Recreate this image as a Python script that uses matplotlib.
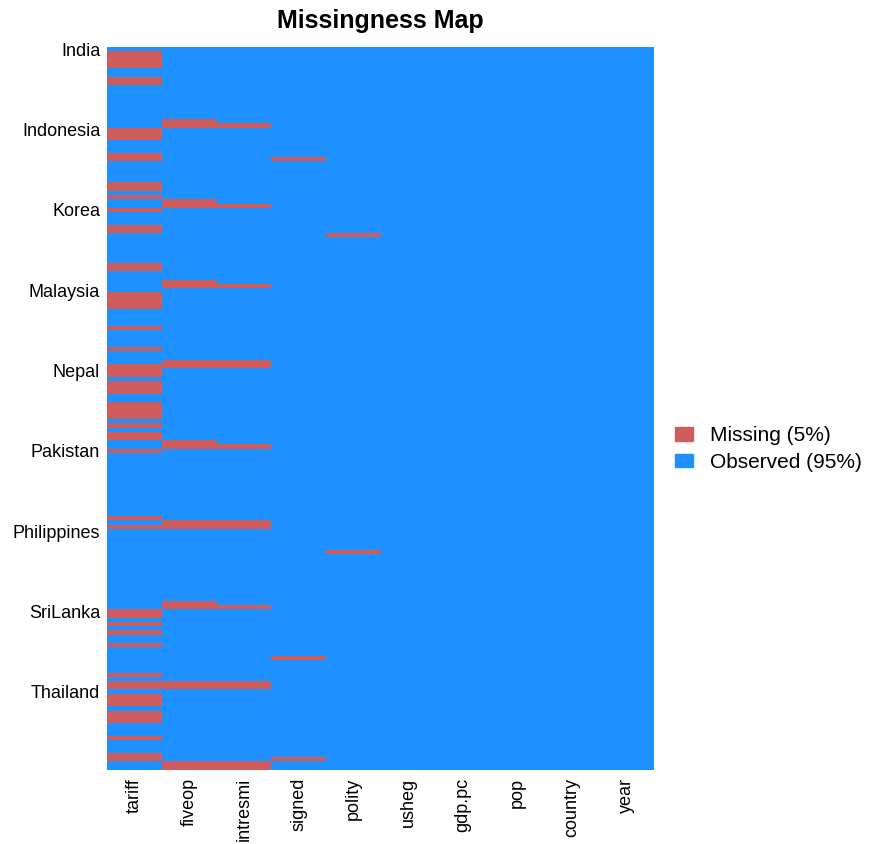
import numpy as np
import matplotlib
matplotlib.use("Agg")
import matplotlib.pyplot as plt
from matplotlib.colors import ListedColormap
from matplotlib.patches import Patch

plt.rcParams['font.family'] = ['Liberation Sans', 'DejaVu Sans']

# Data
countries = ["India", "Indonesia", "Korea", "Malaysia", "Nepal",
             "Pakistan", "Philippines", "SriLanka", "Thailand"]
years = list(range(1981, 2000))
variables = ["tariff", "fiveop", "intresmi", "signed", "polity",
             "usheg", "gdp.pc", "pop", "country", "year"]

# missing years per country, per variable
tariff_missing = {
    "India": [1982, 1983, 1984, 1985, 1988, 1989],
    "Indonesia": [1981, 1982, 1983, 1987, 1988, 1994, 1995, 1997],
    "Korea": [1981, 1985, 1986, 1994, 1995],
    "Malaysia": [1982, 1983, 1984, 1985, 1990, 1995, 1999],
    "Nepal": [1981, 1982, 1984, 1985, 1986, 1989, 1990, 1991, 1992, 1994, 1996, 1997],
    "Pakistan": [1981, 1997, 1999],
    "Philippines": [],
    "SriLanka": [1981, 1982, 1984, 1986, 1989, 1996, 1998, 1999],
    "Thailand": [1982, 1983, 1984, 1986, 1987, 1988, 1992, 1996, 1997],
}
fiveop_missing = {c: [1998, 1999] for c in countries}
intresmi_missing = {
    "India": [1999], "Indonesia": [1999], "Korea": [1999],
    "Malaysia": [1998, 1999], "Nepal": [1999], "Pakistan": [1998, 1999],
    "Philippines": [1999], "SriLanka": [1998, 1999], "Thailand": [1998, 1999],
}
signed_missing = {"Indonesia": [1988], "SriLanka": [1992], "Thailand": [1997]}
polity_missing = {"Korea": [1987], "Philippines": [1986]}

missing = {
    "tariff": tariff_missing,
    "fiveop": fiveop_missing,
    "intresmi": intresmi_missing,
    "signed": signed_missing,
    "polity": polity_missing,
}

# Build missingness matrix (rows = country-years, cols = variables)
n_rows = len(countries) * len(years)
mat = np.zeros((n_rows, len(variables)))
for j, var in enumerate(variables):
    for c, yrs in missing.get(var, {}).items():
        for yr in yrs:
            i = countries.index(c) * len(years) + years.index(yr)
            mat[i, j] = 1

pct_missing = round(100 * mat.mean())

fig = plt.figure(figsize=(8.71, 8.44), dpi=100)
ax = fig.add_axes([0.123, 0.088, 0.628, 0.856])

cmap = ListedColormap(["#1E90FF", "#CD5C5C"])
ax.pcolormesh(np.arange(len(variables) + 1), np.arange(n_rows + 1), mat,
              cmap=cmap, vmin=0, vmax=1)
ax.set_xlim(0, len(variables))
ax.set_ylim(n_rows, 0)

ax.set_xticks(np.arange(len(variables)) + 0.5)
ax.set_xticklabels(variables, rotation=90, fontsize=13)
ax.set_yticks(np.arange(len(countries)) * len(years) + 0.5)
ax.set_yticklabels(countries, fontsize=13)
ax.tick_params(axis="y", length=0, pad=5)
ax.tick_params(axis="x", length=0, pad=6)
for s in ax.spines.values():
    s.set_visible(False)

ax.set_title("Missingness Map", fontsize=18, fontweight="bold", pad=14)

handles = [Patch(color="#CD5C5C", label=f"Missing ({pct_missing}%)"),
           Patch(color="#1E90FF", label=f"Observed ({100 - pct_missing}%)")]
fig.legend(handles=handles, loc="center left", bbox_to_anchor=(0.775, 0.468),
           frameon=False, fontsize=15, handlelength=0.85, handleheight=0.6,
           handletextpad=0.85, labelspacing=0.35, borderpad=0, borderaxespad=0)

plt.savefig("out.png", dpi=100)
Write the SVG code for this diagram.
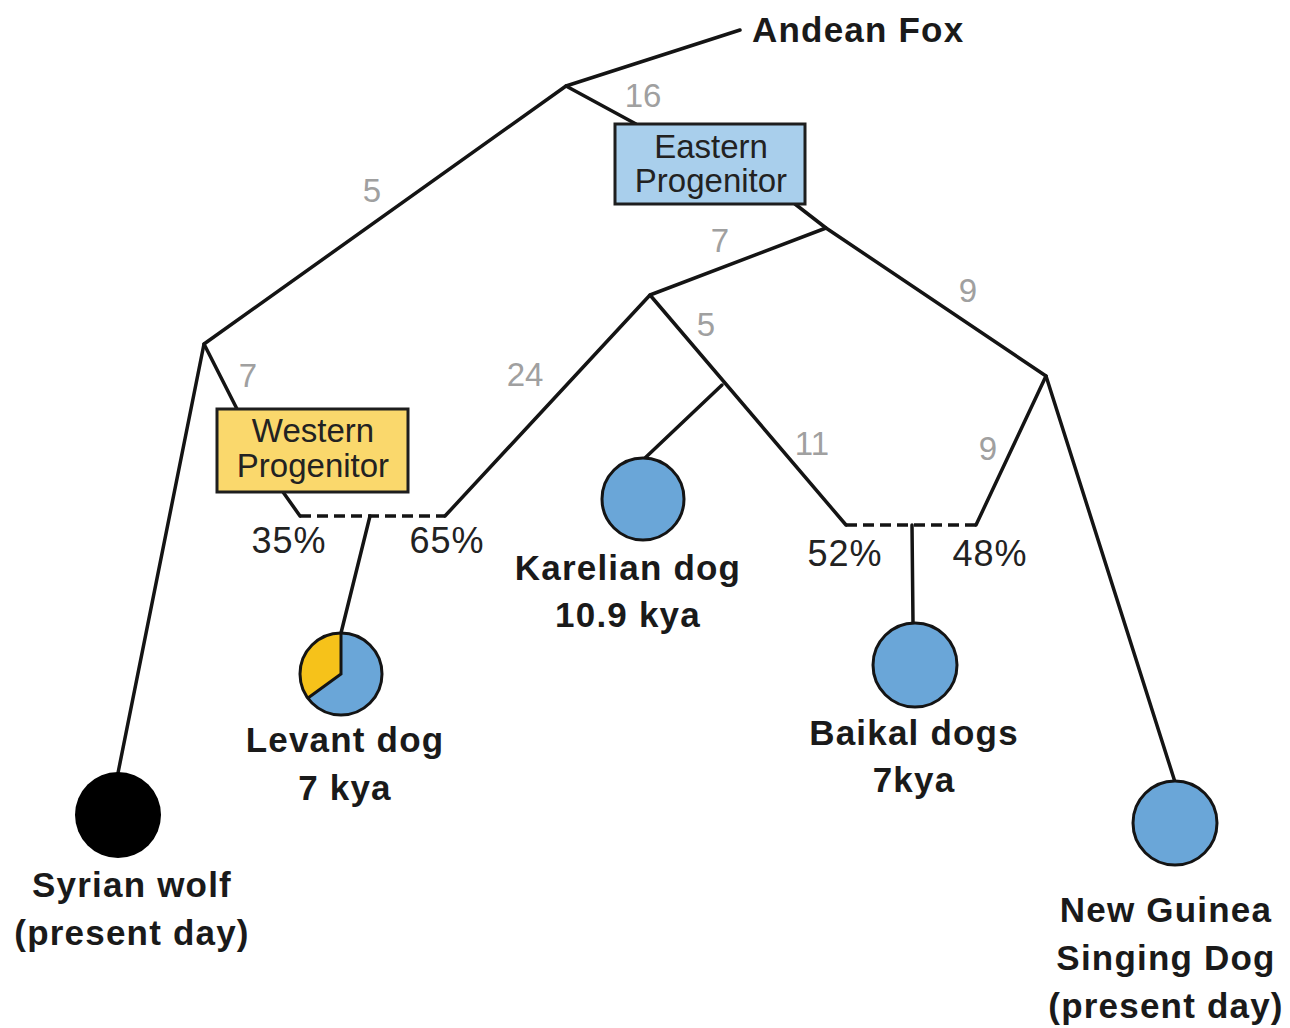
<svg xmlns="http://www.w3.org/2000/svg" width="1290" height="1028" viewBox="0 0 1290 1028">
<style>
.ln{fill:none;stroke:#141414;stroke-width:3.5;stroke-linecap:round;stroke-linejoin:round}
.ds{fill:none;stroke:#141414;stroke-width:3.5;stroke-dasharray:11 6}
.num{font-family:"Liberation Sans",Arial,sans-serif;font-size:33px;fill:#a0a0a0;text-anchor:middle}
.pct{font-family:"Liberation Sans",Arial,sans-serif;font-size:36px;fill:#222;text-anchor:middle;letter-spacing:1px}
.lab{font-family:"Liberation Sans",Arial,sans-serif;font-size:35px;font-weight:bold;fill:#1a1a1a;text-anchor:middle;letter-spacing:1.2px}
.box{font-family:"Liberation Sans",Arial,sans-serif;font-size:33px;fill:#222;text-anchor:middle}
.blue{fill:#6aa6d8;stroke:#141414;stroke-width:3}
</style>
<rect width="1290" height="1028" fill="#fff"/>
<g id="connectors">
<polyline class="ln" points="740,30 566,86 204,344 118,773"/>
<line class="ln" x1="566" y1="86" x2="636" y2="124"/>
<line class="ln" x1="204" y1="344" x2="237" y2="409"/>
<line class="ln" x1="283" y1="492" x2="300" y2="516"/>
<line class="ds" x1="300" y1="516" x2="445" y2="516"/>
<polyline class="ln" points="445,516 650,295 826,228"/>
<line class="ln" x1="370" y1="516" x2="341" y2="633"/>
<polyline class="ln" points="795,204 826,228 1046,376 1175,782"/>
<polyline class="ln" points="650,295 846,525"/>
<line class="ln" x1="722" y1="385" x2="645" y2="458"/>
<line class="ds" x1="846" y1="525" x2="976" y2="525"/>
<line class="ln" x1="976" y1="525" x2="1046" y2="376"/>
<line class="ln" x1="912" y1="525" x2="913" y2="623"/>
</g>
<g id="labels-branch">
<text class="num" x="643" y="107">16</text>
<text class="num" x="372" y="202">5</text>
<text class="num" x="720" y="252">7</text>
<text class="num" x="968" y="302">9</text>
<text class="num" x="706" y="336">5</text>
<text class="num" x="525" y="386">24</text>
<text class="num" x="248" y="387">7</text>
<text class="num" x="812" y="455">11</text>
<text class="num" x="988" y="460">9</text>
</g>
<g id="labels-pct">
<text class="pct" x="289" y="553">35%</text>
<text class="pct" x="447" y="553">65%</text>
<text class="pct" x="845" y="566">52%</text>
<text class="pct" x="990" y="566">48%</text>
</g>
<g id="andean-fox">
<text class="lab" x="752" y="42" style="text-anchor:start">Andean Fox</text>
</g>
<g id="eastern-progenitor">
<rect x="615" y="124" width="190" height="80" fill="#a9cfec" stroke="#1e1e1e" stroke-width="3"/>
<text class="box" x="711" y="158">Eastern</text>
<text class="box" x="711" y="192">Progenitor</text>
</g>
<g id="western-progenitor">
<rect x="217" y="409" width="191" height="83" fill="#fad86c" stroke="#1e1e1e" stroke-width="3"/>
<text class="box" x="313" y="442">Western</text>
<text class="box" x="313" y="477">Progenitor</text>
</g>
<g id="syrian-wolf">
<circle cx="118" cy="815" r="43" fill="#000"/>
<text class="lab" x="132" y="897">Syrian wolf</text>
<text class="lab" x="132" y="945">(present day)</text>
</g>
<g id="levant-dog">
<circle cx="341" cy="674" r="41" fill="#6aa6d8"/>
<path d="M341,674 L341,633 A41,41 0 0 0 308,698 Z" fill="#f6c21a"/>
<polyline points="341,633 341,674 308,698" fill="none" stroke="#141414" stroke-width="3"/>
<circle cx="341" cy="674" r="41" fill="none" stroke="#141414" stroke-width="3"/>
<text class="lab" x="345" y="752">Levant dog</text>
<text class="lab" x="345" y="800">7 kya</text>
</g>
<g id="karelian-dog">
<circle class="blue" cx="643" cy="499" r="41"/>
<text class="lab" x="628" y="580">Karelian dog</text>
<text class="lab" x="628" y="627">10.9 kya</text>
</g>
<g id="baikal-dogs">
<circle class="blue" cx="915" cy="665" r="42"/>
<text class="lab" x="914" y="745">Baikal dogs</text>
<text class="lab" x="914" y="792">7kya</text>
</g>
<g id="new-guinea">
<circle class="blue" cx="1175" cy="823" r="42"/>
<text class="lab" x="1166" y="922">New Guinea</text>
<text class="lab" x="1166" y="970">Singing Dog</text>
<text class="lab" x="1166" y="1018">(present day)</text>
</g>
</svg>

──────────────────────────────

◆ Problem description ◆
Your task is to reproduce the entries above word for word, from the first line through the line with "plt.rcParams['font.family'] = ['Liberation", and please leave out any pictures.

◆ Finished exercise ◆
Recreate this image as a Python script that uses matplotlib.
import numpy as np
import matplotlib
matplotlib.use("Agg")
import matplotlib.pyplot as plt
from matplotlib.colors import ListedColormap
from matplotlib.patches import Patch

plt.rcParams['font.family'] = ['Liberation Sans', 'DejaVu Sans']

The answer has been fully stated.